Ich danke für deinen Kommentar und die Ermutigung. Bin gespannt, wie es weiter geht…LG Uta
SUGGESTION zu kennen und können zu lernen ist von zentraler Bedeutung für alle Pädagogik.
In Suggestion steckt das deutsche Wort GESTE.
Eine Geste – so fein sind die entscheidenden Wirkungen für unser Leben.
Durch unsere lebensblinde Papierpädagogik sind wir darauf dressiert, im Misserfolgsfalle zu immer noch gröberen Mitteln zu greifen: Be-mühung, An-strengung, Überwindung. Damit bleiben wir regelmäßig stecken und erschöpfen – sinnlos unsere Kräfte.
SINN kommt von ahd. „sinan = der Weg“.
Wir verbauen uns also, wenn wir dieser „Pädagogik“, die durch DRUCK gekennzeichnet ist, folgen selbst unseren Lebensweg.
Ein Augenzwinkern, ein Nicken, irgendeine Geste des Erkennens und Achtens der GÜTE im Menschen im rechten Augenblick im rechten Geiste, damit sind wir dabei, wenn die Welt sich bewegt.
Es freut mich ganz besonders, dass ich hier ein Beispiel für FEIN-Fühligkeit finde.

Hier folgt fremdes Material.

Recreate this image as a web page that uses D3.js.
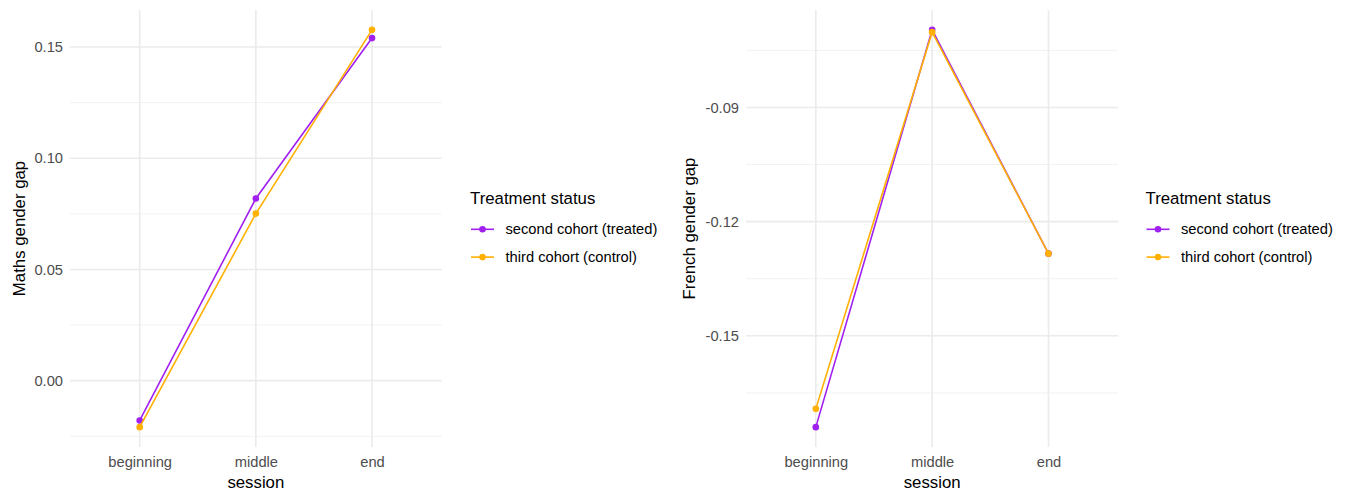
<!DOCTYPE html>
<html><head><meta charset="utf-8">
<script src="https://cdn.jsdelivr.net/npm/d3@7"></script>
<style>body{margin:0;background:#fff;font-family:"Liberation Sans",Arial,sans-serif;}</style>
</head><body>
<svg id="c" width="1351" height="495"></svg>
<script>
const sessions = ["beginning","middle","end"];
const seriesNames = ["second cohort (treated)","third cohort (control)"];
const seriesColors = ["#a020f0","#ffb000"];
const mathsTreated = [-0.0179, 0.0819, 0.1540];
const mathsControl = [-0.0209, 0.0751, 0.1577];
const frenchTreated = [-0.1740, -0.0696, -0.1284];
const frenchControl = [-0.1692, -0.0702, -0.1284];
const mathsTicks = [0.00, 0.05, 0.10, 0.15];
const frenchTicks = [-0.15, -0.12, -0.09];

const svg = d3.select("#c");
const FONT = "Liberation Sans, Arial, sans-serif";
const fmt2 = v => d3.format(".2f")(v).replace("\u2212","-");

function panel(opt){
  const {x0,x1,y0,y1,series,ticks,minor,ytitle,ytitleX,legX} = opt;
  const g = svg.append("g").style("font-family",FONT);
  const all = series.flat();
  const ext = d3.extent(all);
  const pad = (ext[1]-ext[0])*0.05;
  const y = d3.scaleLinear().domain([ext[0]-pad, ext[1]+pad]).range([y1,y0]);
  const unit = (x1-x0)/3.2;
  const x = d3.scalePoint().domain(sessions).range([x0+0.6*unit, x1-0.6*unit]);
  // grid
  g.selectAll(".mn").data(minor).join("line")
    .attr("x1",x0).attr("x2",x1).attr("y1",d=>y(d)).attr("y2",d=>y(d))
    .attr("stroke","#f2f2f2").attr("stroke-width",1);
  g.selectAll(".mj").data(ticks).join("line")
    .attr("x1",x0).attr("x2",x1).attr("y1",d=>y(d)).attr("y2",d=>y(d))
    .attr("stroke","#ebebeb").attr("stroke-width",1.6);
  g.selectAll(".vx").data(sessions).join("line")
    .attr("x1",d=>x(d)).attr("x2",d=>x(d)).attr("y1",y0).attr("y2",y1)
    .attr("stroke","#ebebeb").attr("stroke-width",1.6);
  // y axis
  const ya = d3.axisLeft(y).tickValues(ticks).tickFormat(fmt2).tickSize(0).tickPadding(0);
  const yg = g.append("g").attr("transform",`translate(${x0-7},0)`).call(ya);
  yg.select(".domain").remove();
  yg.selectAll("text").attr("fill","#4d4d4d").style("font-size","14.7px").style("font-family",FONT);
  // x axis
  const xa = d3.axisBottom(x).tickSize(0).tickPadding(0);
  const xg = g.append("g").attr("transform",`translate(0,${y1+10})`).call(xa);
  xg.select(".domain").remove();
  xg.selectAll("text").attr("fill","#4d4d4d").style("font-size","14.7px").style("font-family",FONT);
  g.append("text").attr("x",(x0+x1)/2).attr("y",488).attr("text-anchor","middle")
    .style("font-size","16.8px").attr("fill","#000").text("session");
  g.append("text").attr("transform",`translate(${ytitleX},${(y0+y1)/2}) rotate(-90)`)
    .attr("text-anchor","middle").style("font-size","16.8px").attr("fill","#000").text(ytitle);
  // lines
  const line = d3.line().x((d,i)=>x(sessions[i])).y(d=>y(d));
  series.forEach((s,k)=>{
    g.append("path").datum(s).attr("d",line).attr("fill","none")
      .attr("stroke",seriesColors[k]).attr("stroke-width",1.6);
    g.selectAll(".p"+k).data(s).join("circle")
      .attr("cx",(d,i)=>x(sessions[i])).attr("cy",d=>y(d)).attr("r",3.3)
      .attr("fill",seriesColors[k]);
  });
  // legend
  const lg = g.append("g");
  lg.append("text").attr("x",legX).attr("y",204).style("font-size","16.8px").attr("fill","#000").text("Treatment status");
  seriesNames.forEach((n,k)=>{
    const yy = 229.3 + k*27.8;
    lg.append("line").attr("x1",legX+1).attr("x2",legX+24).attr("y1",yy).attr("y2",yy)
      .attr("stroke",seriesColors[k]).attr("stroke-width",1.6);
    lg.append("circle").attr("cx",legX+12.5).attr("cy",yy).attr("r",3.3).attr("fill",seriesColors[k]);
    lg.append("text").attr("x",legX+35.5).attr("y",yy+5).style("font-size","14.7px").attr("fill","#000").text(n);
  });
}

panel({x0:70,x1:441.7,y0:10,y1:447,series:[mathsTreated,mathsControl],
  ticks:mathsTicks,minor:[-0.025,0.025,0.075,0.125],
  ytitle:"Maths gender gap",ytitleX:24.5,legX:470});
panel({x0:746,x1:1118.3,y0:10,y1:447,series:[frenchTreated,frenchControl],
  ticks:frenchTicks,minor:[-0.165,-0.135,-0.105,-0.075],
  ytitle:"French gender gap",ytitleX:695,legX:1145.5});
</script>
</body></html>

Da wir durch „pädagogische“ Grobheit und Plumpheit und Überanstrengung den meisten Menschen ihre LENKUNG blockiert und falsch programmiert haben, wird es ganz besonders wichtig, dass Menschen
a) ihre eigene Wirkung und die der anderen spüren lernen
b) Blockaden in sich und anderen fühlen und
c) SOG-Wirkung für eine Lösung erzeugen.
Wenn mir z.B. ein Kind sagt: „Ich kann nicht rechnen“, dann interessiere ich mich voll für seine Rechentalente, lasse aber das Kind in Ruhe.
Mir geht es dann mit seinen Rechentalenten gut und diesen mit mir.
Und wenn das Kind das auch so gut haben will wie ich, dann muss es anfangen, mit seinen Talenten mindestens so gut umzugehen wie ich.
Wenn es sich dafür entscheidet, dann ist das sein Werk, und wenn es sein Werk ist, dann wächst es dadurch.
Und wenn mir diese einfache Gesetzmäßigkeit des Lebens bewusst ist, kann ich das Geschehen voll genießen.
Das Leben lebt auch im anderen zur Belebung dessen, der es versteht und achtet und begünstigt.
Wenn wir ihm dienen, arbeitet das Leben immer mit uns zusammen.
Ich freue mich über/auf Euren Erfolg.